On Wed, Jan 27, 2021 at 04:43:35PM +0000, Daniel P. Berrangé wrote:
> On Wed, Jan 27, 2021 at 05:27:12PM +0100, Fabio Valentini wrote:
> > On Wed, Jan 27, 2021 at 5:24 PM Gwyn Ciesla via devel
> > <devel@lists.fedoraproject.org> wrote:
> > >
> > > It's needed for testing builds against versions of packages not yet in 
> > > mock. I use it almost every day. Losing it would make things like testing 
> > > solib bumps harder.
> > 
> > I've done local test builds for soname bumps and similar things lots
> > of times, and I've never used (or thought about using) fedpkg local
> > for that.
> > I used "mock --chain" or a combination of "mock --postinstall
> > --no-clean" for those builds ... which is much closer to what koji
> > will do with your builds, and gives every build the clean environment
> > it deserves >:-)
> 
> If you want to closely replicate that koji will do, then no disagreement
> that use of mock is the right tool (or just a koji scratch-build). That
> just isn't a requirement much of the time though.
> 
> For adhoc development and debugging of RPM spec changes/updates, mock
> gets in the way and slows things down. I could easily do 10-20 "local"

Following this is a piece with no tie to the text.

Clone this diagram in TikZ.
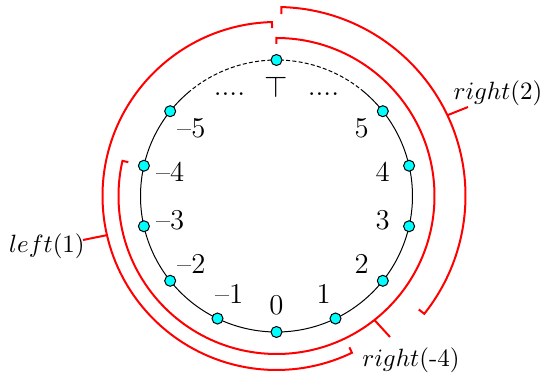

> runs while getting an complex change working, and then finish off with
> just one or two mock build or koji scratch-build to validate it in a
> pristine build root env at the end. 
> 
Exactly. I also use "fedpkg local" in my pet virtual machine. Pretty often.
It's faster, more interactive, easier for debugging.

Does mock still need root (membership in mock group)?